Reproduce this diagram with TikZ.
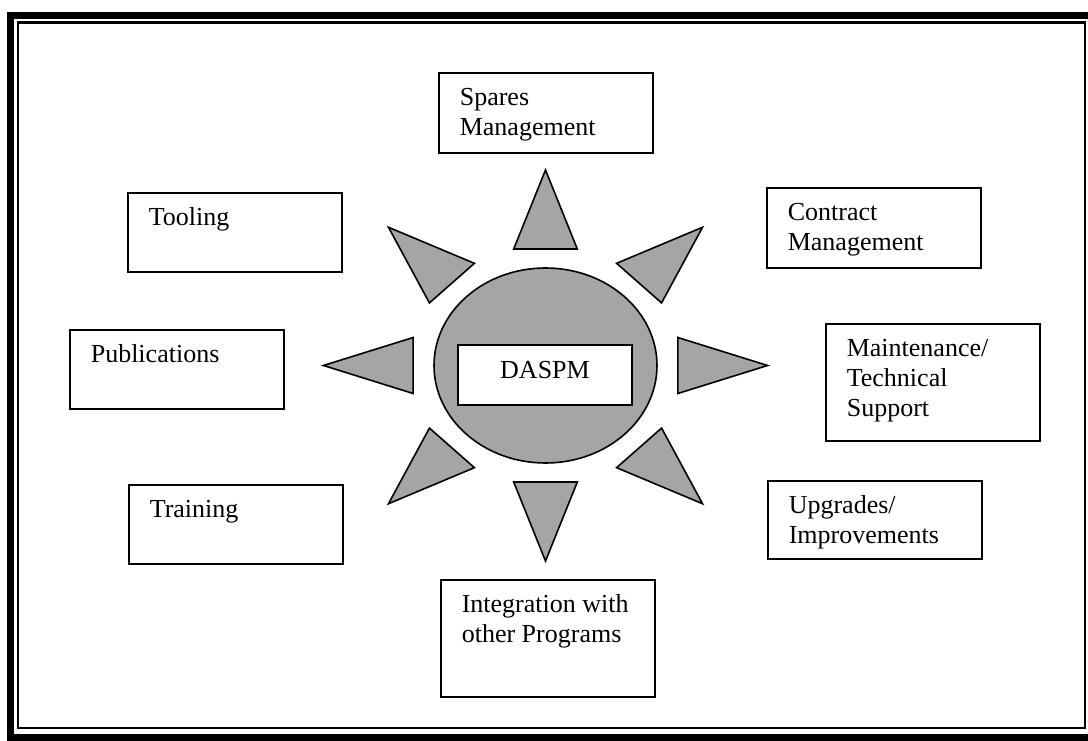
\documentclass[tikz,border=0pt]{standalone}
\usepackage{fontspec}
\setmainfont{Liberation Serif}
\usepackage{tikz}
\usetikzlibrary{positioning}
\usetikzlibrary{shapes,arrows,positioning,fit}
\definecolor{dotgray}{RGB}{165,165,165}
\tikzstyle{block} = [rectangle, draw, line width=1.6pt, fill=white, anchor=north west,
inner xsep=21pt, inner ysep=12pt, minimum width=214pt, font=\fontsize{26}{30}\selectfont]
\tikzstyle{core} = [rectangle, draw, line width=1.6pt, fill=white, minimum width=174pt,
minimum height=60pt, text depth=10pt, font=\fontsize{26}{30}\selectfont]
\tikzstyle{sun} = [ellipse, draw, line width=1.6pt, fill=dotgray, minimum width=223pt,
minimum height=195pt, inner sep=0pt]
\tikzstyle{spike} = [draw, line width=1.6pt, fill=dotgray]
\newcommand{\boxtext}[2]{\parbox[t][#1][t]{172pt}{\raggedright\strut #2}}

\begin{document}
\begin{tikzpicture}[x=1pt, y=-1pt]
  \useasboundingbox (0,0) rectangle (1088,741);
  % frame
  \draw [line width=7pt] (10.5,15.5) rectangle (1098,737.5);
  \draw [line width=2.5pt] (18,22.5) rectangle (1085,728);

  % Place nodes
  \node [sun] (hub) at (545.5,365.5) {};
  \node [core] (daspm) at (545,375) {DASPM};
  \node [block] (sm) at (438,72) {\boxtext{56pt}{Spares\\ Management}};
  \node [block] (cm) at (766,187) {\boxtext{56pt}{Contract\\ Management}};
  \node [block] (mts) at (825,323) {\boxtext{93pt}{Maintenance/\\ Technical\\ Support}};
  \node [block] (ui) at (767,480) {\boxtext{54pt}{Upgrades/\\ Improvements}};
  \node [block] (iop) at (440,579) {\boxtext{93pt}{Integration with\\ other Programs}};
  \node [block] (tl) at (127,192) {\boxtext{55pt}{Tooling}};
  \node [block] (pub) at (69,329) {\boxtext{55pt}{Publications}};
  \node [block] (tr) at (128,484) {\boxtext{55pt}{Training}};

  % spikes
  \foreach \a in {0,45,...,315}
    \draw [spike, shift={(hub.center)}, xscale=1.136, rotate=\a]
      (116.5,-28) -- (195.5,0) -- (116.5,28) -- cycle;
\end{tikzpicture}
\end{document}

SET TASK.
Transcribe the material as is, with images omitted.

THE ANSWER.
Reproduce this diagram with TikZ.
\documentclass[tikz,border=0pt]{standalone}
\usepackage{fontspec}
\setmainfont{Liberation Serif}
\usepackage{tikz}
\usetikzlibrary{positioning}
\usetikzlibrary{shapes,arrows,positioning,fit}
\definecolor{dotgray}{RGB}{165,165,165}
\tikzstyle{block} = [rectangle, draw, line width=1.6pt, fill=white, anchor=north west,
inner xsep=21pt, inner ysep=12pt, minimum width=214pt, font=\fontsize{26}{30}\selectfont]
\tikzstyle{core} = [rectangle, draw, line width=1.6pt, fill=white, minimum width=174pt,
minimum height=60pt, text depth=10pt, font=\fontsize{26}{30}\selectfont]
\tikzstyle{sun} = [ellipse, draw, line width=1.6pt, fill=dotgray, minimum width=223pt,
minimum height=195pt, inner sep=0pt]
\tikzstyle{spike} = [draw, line width=1.6pt, fill=dotgray]
\newcommand{\boxtext}[2]{\parbox[t][#1][t]{172pt}{\raggedright\strut #2}}

\begin{document}
\begin{tikzpicture}[x=1pt, y=-1pt]
  \useasboundingbox (0,0) rectangle (1088,741);
  % frame
  \draw [line width=7pt] (10.5,15.5) rectangle (1098,737.5);
  \draw [line width=2.5pt] (18,22.5) rectangle (1085,728);

  % Place nodes
  \node [sun] (hub) at (545.5,365.5) {};
  \node [core] (daspm) at (545,375) {DASPM};
  \node [block] (sm) at (438,72) {\boxtext{56pt}{Spares\\ Management}};
  \node [block] (cm) at (766,187) {\boxtext{56pt}{Contract\\ Management}};
  \node [block] (mts) at (825,323) {\boxtext{93pt}{Maintenance/\\ Technical\\ Support}};
  \node [block] (ui) at (767,480) {\boxtext{54pt}{Upgrades/\\ Improvements}};
  \node [block] (iop) at (440,579) {\boxtext{93pt}{Integration with\\ other Programs}};
  \node [block] (tl) at (127,192) {\boxtext{55pt}{Tooling}};
  \node [block] (pub) at (69,329) {\boxtext{55pt}{Publications}};
  \node [block] (tr) at (128,484) {\boxtext{55pt}{Training}};

  % spikes
  \foreach \a in {0,45,...,315}
    \draw [spike, shift={(hub.center)}, xscale=1.136, rotate=\a]
      (116.5,-28) -- (195.5,0) -- (116.5,28) -- cycle;
\end{tikzpicture}
\end{document}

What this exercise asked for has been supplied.